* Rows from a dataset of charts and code

- - -

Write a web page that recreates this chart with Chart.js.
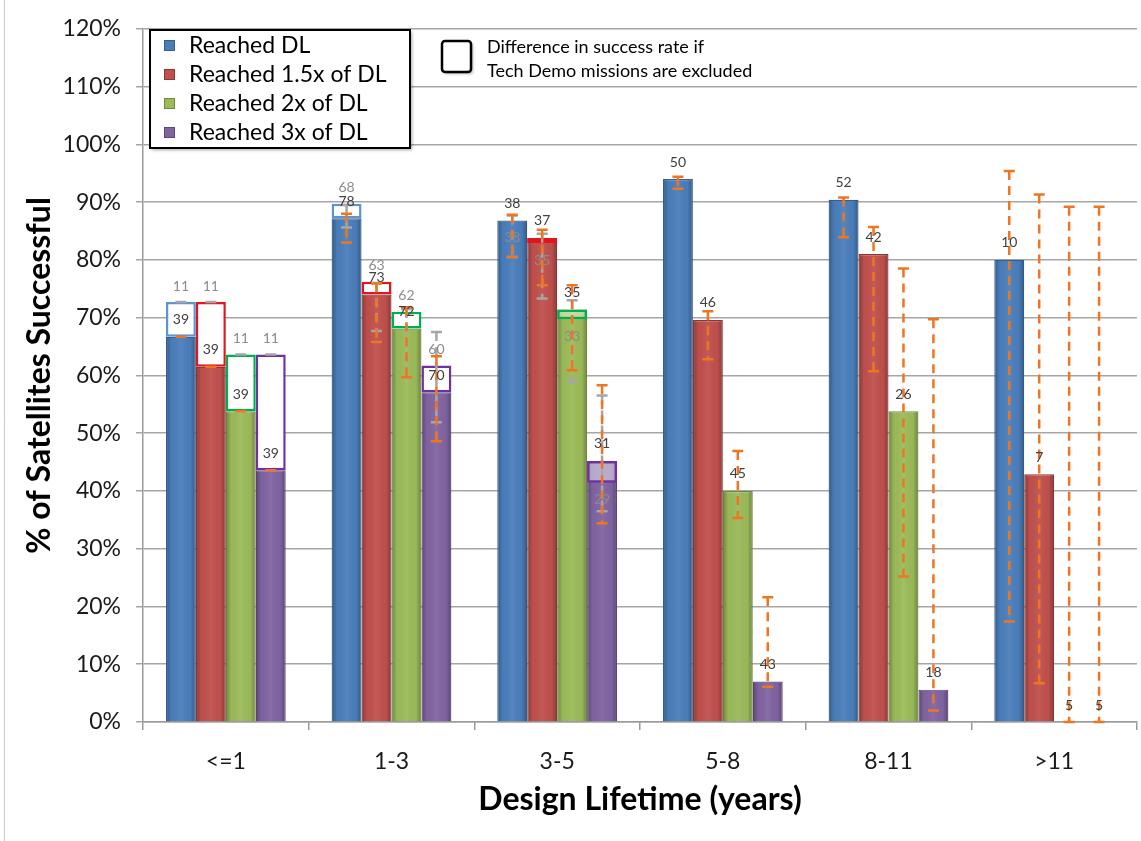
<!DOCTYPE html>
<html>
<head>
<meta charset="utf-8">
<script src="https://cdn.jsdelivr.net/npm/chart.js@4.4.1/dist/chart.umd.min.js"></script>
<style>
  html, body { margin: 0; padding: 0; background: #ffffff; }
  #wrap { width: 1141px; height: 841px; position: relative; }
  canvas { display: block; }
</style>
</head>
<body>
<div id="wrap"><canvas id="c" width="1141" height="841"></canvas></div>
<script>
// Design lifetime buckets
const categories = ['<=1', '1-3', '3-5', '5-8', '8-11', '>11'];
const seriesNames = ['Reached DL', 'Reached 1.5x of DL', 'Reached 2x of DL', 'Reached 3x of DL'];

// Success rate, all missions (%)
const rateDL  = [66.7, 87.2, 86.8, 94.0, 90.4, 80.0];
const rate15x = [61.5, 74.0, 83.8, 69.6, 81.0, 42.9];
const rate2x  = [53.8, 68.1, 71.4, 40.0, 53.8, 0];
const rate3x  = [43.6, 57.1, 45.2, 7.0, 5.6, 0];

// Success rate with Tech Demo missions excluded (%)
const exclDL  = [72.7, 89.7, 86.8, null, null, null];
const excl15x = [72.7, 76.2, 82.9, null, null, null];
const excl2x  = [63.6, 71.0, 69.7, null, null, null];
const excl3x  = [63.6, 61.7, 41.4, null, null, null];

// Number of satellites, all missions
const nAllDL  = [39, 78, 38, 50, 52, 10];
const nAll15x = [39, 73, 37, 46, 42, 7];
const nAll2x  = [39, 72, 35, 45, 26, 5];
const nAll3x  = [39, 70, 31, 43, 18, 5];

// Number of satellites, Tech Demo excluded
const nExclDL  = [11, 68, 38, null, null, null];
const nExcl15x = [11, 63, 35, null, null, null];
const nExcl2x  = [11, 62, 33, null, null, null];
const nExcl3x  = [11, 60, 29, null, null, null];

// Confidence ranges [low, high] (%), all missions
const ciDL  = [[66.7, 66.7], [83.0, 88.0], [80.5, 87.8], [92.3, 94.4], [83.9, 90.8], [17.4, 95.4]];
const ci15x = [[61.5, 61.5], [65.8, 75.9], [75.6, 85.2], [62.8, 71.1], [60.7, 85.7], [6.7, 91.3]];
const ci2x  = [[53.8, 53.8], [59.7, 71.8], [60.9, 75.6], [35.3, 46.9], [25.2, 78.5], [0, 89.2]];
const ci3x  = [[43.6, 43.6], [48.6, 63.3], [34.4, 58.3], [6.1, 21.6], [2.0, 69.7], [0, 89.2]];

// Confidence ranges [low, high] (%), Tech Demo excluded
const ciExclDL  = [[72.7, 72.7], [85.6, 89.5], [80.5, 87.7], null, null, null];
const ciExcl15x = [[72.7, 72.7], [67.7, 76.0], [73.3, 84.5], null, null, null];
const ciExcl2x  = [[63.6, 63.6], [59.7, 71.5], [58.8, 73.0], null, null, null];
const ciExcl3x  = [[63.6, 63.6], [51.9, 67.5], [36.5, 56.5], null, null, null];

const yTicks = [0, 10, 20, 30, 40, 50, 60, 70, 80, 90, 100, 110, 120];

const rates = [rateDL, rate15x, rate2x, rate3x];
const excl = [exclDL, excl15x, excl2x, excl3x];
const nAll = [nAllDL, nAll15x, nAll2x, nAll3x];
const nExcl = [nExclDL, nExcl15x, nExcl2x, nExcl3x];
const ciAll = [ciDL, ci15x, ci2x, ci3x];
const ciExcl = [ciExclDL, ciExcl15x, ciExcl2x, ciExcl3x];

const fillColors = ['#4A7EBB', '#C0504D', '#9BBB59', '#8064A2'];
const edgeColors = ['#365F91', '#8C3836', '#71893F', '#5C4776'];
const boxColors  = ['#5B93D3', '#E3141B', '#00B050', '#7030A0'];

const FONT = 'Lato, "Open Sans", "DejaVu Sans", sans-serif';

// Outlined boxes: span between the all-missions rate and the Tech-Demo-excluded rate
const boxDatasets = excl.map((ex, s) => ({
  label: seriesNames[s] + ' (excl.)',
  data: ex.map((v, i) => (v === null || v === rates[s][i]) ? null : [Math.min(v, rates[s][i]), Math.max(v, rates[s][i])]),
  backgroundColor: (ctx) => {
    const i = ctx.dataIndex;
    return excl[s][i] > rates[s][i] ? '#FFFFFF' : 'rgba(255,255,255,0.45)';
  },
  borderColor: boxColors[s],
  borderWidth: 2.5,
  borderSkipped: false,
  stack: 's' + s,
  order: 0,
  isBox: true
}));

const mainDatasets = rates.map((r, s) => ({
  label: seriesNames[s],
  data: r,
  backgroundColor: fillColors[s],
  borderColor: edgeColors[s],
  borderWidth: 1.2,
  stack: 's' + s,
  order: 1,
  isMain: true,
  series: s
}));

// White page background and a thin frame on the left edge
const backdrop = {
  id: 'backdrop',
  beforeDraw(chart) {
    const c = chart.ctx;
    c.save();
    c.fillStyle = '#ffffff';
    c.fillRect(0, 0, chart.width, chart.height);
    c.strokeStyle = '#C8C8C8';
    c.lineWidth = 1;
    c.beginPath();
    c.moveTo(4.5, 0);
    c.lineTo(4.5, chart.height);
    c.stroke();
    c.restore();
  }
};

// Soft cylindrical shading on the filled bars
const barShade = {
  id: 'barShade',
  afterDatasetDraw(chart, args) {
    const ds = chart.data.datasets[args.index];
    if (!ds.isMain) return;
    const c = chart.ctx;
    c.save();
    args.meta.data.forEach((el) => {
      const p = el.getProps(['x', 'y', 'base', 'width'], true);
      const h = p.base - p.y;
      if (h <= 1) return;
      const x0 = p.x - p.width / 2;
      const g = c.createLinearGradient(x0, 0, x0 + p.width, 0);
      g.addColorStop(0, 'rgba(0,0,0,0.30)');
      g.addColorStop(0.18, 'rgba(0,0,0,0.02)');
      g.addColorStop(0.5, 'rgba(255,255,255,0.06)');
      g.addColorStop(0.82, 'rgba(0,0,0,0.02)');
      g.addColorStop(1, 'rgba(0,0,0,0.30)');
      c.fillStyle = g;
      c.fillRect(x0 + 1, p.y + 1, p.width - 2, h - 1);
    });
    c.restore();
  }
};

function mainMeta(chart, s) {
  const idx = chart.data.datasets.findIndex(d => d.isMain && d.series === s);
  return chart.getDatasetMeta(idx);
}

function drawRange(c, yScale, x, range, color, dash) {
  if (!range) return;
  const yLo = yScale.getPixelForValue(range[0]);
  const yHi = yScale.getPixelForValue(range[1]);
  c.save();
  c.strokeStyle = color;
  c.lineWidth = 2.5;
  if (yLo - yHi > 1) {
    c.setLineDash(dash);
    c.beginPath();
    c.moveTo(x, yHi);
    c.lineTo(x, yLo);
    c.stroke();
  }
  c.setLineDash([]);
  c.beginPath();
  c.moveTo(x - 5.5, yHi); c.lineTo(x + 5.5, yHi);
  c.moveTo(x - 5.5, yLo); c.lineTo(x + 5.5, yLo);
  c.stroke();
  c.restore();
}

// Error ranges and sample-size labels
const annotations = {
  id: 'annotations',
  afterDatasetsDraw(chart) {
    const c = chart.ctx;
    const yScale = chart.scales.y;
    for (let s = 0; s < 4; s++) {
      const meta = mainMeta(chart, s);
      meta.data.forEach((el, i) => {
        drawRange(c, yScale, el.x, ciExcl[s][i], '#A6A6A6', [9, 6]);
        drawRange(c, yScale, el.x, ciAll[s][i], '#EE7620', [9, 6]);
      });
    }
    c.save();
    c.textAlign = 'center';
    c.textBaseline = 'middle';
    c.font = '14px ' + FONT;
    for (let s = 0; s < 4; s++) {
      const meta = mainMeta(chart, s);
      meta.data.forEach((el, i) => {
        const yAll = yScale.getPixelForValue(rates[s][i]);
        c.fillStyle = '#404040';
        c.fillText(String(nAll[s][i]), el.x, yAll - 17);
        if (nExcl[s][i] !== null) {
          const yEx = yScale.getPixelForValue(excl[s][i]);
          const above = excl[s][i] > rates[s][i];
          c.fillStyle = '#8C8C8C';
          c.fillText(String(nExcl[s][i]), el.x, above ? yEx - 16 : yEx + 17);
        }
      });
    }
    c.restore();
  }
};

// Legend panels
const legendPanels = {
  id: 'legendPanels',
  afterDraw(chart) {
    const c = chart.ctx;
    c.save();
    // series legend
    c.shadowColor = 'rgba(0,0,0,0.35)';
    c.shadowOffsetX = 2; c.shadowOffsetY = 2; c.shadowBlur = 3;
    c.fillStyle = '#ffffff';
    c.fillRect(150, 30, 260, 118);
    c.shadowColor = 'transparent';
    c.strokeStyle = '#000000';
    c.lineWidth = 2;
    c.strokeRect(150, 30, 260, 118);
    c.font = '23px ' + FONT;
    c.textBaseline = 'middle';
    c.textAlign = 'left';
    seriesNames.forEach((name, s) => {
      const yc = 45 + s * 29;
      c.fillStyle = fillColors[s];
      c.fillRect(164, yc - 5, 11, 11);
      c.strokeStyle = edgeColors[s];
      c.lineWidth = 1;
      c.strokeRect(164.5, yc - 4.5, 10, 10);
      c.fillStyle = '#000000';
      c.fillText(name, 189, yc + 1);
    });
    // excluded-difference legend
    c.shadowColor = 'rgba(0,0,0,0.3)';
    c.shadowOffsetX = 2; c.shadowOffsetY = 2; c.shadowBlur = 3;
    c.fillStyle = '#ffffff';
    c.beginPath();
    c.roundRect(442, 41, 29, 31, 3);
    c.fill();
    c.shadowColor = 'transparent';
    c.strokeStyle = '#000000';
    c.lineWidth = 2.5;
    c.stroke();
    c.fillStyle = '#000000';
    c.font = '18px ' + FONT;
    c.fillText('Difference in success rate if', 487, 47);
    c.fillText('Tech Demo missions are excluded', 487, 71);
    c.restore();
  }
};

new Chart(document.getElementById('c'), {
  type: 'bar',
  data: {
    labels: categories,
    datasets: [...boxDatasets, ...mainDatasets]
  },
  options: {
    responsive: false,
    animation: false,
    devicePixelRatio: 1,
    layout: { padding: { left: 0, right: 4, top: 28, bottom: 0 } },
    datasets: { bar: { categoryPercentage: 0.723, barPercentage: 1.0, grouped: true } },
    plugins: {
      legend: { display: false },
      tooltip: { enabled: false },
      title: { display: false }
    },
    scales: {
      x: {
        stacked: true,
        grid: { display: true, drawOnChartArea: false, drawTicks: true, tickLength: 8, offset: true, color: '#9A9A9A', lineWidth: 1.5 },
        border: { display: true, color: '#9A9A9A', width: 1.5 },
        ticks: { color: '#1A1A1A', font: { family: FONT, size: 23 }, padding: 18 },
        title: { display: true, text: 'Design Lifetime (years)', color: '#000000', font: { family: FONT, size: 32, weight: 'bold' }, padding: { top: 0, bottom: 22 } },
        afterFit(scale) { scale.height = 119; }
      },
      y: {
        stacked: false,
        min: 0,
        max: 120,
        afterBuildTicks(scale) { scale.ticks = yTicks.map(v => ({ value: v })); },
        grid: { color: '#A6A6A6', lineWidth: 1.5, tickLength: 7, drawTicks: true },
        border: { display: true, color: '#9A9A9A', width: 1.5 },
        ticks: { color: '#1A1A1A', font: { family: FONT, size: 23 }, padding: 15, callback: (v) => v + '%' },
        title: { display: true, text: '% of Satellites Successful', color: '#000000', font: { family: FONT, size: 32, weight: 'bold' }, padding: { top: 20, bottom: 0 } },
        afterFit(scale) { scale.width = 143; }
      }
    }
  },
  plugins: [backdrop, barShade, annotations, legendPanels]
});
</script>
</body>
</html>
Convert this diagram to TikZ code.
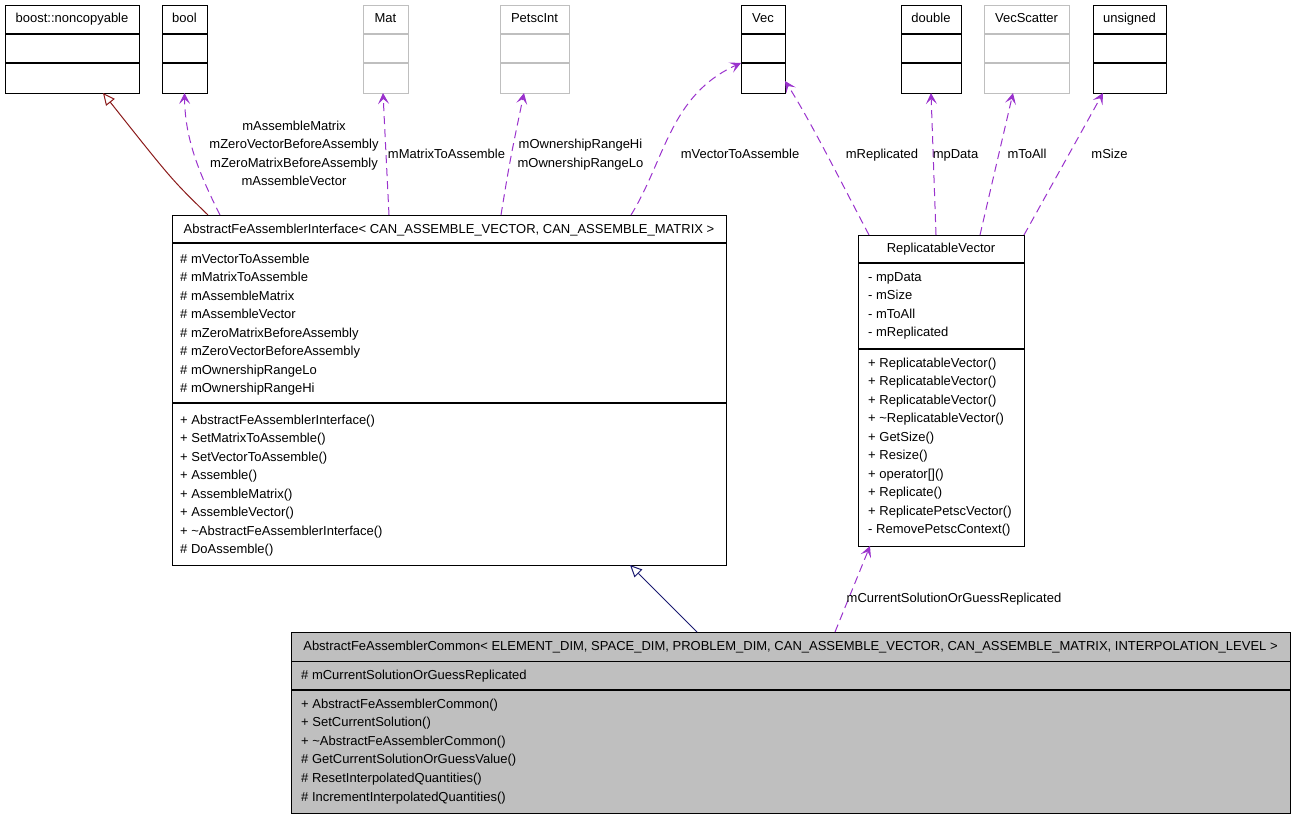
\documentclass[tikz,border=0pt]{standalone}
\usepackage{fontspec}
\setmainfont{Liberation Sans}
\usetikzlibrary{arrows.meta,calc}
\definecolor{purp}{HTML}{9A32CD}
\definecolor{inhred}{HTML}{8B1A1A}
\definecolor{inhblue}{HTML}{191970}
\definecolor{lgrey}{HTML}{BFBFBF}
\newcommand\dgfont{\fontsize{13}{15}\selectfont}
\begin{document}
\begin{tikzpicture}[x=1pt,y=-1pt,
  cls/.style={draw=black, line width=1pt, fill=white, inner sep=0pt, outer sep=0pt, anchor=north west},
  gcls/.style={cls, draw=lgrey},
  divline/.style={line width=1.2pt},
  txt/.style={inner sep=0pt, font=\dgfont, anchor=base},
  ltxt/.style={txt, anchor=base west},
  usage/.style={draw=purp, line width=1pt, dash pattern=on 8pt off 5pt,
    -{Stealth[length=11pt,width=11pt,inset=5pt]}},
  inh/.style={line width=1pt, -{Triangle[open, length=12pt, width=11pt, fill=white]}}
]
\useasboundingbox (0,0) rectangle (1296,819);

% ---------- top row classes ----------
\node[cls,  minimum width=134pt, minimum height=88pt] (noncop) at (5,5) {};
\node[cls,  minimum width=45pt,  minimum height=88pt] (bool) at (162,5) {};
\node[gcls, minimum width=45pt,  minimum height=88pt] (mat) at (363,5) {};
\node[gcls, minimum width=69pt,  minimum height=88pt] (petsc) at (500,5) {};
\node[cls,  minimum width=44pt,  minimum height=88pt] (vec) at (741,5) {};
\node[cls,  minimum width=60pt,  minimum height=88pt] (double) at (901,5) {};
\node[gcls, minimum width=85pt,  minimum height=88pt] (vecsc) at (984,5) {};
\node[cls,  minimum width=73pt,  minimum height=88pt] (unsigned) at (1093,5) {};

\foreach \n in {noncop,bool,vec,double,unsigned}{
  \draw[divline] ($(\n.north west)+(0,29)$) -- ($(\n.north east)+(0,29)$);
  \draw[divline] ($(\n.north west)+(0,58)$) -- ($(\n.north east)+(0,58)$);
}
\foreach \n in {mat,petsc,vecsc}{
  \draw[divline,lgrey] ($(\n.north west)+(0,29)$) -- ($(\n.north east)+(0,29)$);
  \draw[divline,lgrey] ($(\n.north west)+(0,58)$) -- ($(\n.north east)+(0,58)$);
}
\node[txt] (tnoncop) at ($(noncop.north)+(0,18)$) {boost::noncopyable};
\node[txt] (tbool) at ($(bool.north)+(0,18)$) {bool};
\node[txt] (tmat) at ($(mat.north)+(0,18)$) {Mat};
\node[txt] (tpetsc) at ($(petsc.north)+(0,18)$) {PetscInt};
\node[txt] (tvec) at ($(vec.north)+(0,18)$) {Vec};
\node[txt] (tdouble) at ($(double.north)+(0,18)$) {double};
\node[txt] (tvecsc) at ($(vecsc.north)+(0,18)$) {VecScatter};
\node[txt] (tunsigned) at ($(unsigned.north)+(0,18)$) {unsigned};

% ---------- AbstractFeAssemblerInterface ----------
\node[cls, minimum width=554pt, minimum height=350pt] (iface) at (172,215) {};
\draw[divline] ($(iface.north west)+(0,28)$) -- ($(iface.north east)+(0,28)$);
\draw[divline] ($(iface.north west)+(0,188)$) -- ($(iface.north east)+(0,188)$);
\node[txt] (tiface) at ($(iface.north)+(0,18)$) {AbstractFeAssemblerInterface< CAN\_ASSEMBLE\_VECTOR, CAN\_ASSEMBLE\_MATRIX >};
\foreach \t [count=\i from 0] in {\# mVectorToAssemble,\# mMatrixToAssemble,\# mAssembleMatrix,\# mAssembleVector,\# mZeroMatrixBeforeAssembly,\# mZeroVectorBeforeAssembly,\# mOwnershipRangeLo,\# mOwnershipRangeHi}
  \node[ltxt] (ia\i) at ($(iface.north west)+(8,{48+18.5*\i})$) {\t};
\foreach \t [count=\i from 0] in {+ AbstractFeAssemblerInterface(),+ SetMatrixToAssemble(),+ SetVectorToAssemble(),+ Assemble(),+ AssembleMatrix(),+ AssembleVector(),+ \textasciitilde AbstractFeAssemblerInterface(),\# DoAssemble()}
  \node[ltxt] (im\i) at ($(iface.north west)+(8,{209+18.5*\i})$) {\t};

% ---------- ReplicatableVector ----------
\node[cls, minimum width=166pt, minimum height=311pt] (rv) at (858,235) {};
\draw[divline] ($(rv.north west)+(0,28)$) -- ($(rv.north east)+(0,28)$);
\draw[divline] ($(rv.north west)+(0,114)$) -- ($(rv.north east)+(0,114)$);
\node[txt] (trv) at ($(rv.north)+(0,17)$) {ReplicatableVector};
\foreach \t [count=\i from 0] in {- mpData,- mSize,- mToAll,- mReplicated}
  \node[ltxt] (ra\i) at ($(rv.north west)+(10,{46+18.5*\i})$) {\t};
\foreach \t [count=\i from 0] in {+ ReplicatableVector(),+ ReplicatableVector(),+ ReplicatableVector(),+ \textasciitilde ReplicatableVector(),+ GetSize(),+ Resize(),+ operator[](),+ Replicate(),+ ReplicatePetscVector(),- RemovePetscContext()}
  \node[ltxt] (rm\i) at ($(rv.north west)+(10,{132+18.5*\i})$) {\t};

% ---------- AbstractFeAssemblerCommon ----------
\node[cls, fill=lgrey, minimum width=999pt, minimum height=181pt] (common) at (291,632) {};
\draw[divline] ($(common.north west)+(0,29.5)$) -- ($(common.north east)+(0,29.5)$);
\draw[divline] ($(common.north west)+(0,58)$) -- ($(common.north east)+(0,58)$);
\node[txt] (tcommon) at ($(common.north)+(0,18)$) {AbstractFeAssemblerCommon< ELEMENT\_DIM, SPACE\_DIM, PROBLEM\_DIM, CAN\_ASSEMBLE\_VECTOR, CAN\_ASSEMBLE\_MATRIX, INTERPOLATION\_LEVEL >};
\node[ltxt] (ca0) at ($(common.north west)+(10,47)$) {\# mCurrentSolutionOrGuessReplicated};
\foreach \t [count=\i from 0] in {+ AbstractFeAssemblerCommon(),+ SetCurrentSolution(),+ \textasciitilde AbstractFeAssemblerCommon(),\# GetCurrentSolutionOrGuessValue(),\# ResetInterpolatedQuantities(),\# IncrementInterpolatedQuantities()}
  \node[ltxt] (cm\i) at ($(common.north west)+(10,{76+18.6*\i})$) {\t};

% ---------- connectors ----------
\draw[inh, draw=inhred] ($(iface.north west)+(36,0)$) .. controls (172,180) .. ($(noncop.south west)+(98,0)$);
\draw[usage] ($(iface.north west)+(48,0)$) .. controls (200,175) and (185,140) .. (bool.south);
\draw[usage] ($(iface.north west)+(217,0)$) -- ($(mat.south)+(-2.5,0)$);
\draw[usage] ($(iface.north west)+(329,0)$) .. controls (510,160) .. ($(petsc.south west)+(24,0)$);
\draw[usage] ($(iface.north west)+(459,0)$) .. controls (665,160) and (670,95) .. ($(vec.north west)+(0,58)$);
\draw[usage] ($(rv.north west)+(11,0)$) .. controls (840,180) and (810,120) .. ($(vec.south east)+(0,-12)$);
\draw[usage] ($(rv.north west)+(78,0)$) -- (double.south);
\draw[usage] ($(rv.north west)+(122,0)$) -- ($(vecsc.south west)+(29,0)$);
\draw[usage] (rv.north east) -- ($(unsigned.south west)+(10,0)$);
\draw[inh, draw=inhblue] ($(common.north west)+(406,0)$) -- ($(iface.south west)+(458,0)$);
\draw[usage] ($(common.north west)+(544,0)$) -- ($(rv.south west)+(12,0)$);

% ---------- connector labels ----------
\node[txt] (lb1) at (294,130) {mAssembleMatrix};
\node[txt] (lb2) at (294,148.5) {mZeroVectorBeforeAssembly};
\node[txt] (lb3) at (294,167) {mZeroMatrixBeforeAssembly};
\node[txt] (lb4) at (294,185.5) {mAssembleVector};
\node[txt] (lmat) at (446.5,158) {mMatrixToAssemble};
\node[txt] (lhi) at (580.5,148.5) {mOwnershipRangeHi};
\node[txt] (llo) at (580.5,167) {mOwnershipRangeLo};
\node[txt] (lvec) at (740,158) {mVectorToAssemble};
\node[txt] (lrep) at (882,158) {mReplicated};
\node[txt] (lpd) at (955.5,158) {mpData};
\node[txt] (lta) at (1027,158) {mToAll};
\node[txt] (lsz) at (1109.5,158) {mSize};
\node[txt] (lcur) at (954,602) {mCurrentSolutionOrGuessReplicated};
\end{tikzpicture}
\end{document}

- - -

* Written task
Repeat the lines exactly as they stand, from the opening line of the data through the line with "const seriesNames = ['Reached". Pictures stay out of the copy.

* Task solution
Write a web page that recreates this chart with Chart.js.
<!DOCTYPE html>
<html>
<head>
<meta charset="utf-8">
<script src="https://cdn.jsdelivr.net/npm/chart.js@4.4.1/dist/chart.umd.min.js"></script>
<style>
  html, body { margin: 0; padding: 0; background: #ffffff; }
  #wrap { width: 1141px; height: 841px; position: relative; }
  canvas { display: block; }
</style>
</head>
<body>
<div id="wrap"><canvas id="c" width="1141" height="841"></canvas></div>
<script>
// Design lifetime buckets
const categories = ['<=1', '1-3', '3-5', '5-8', '8-11', '>11'];
const seriesNames = ['Reached DL', 'Reached 1.5x of DL', 'Reached 2x of DL', 'Reached 3x of DL'];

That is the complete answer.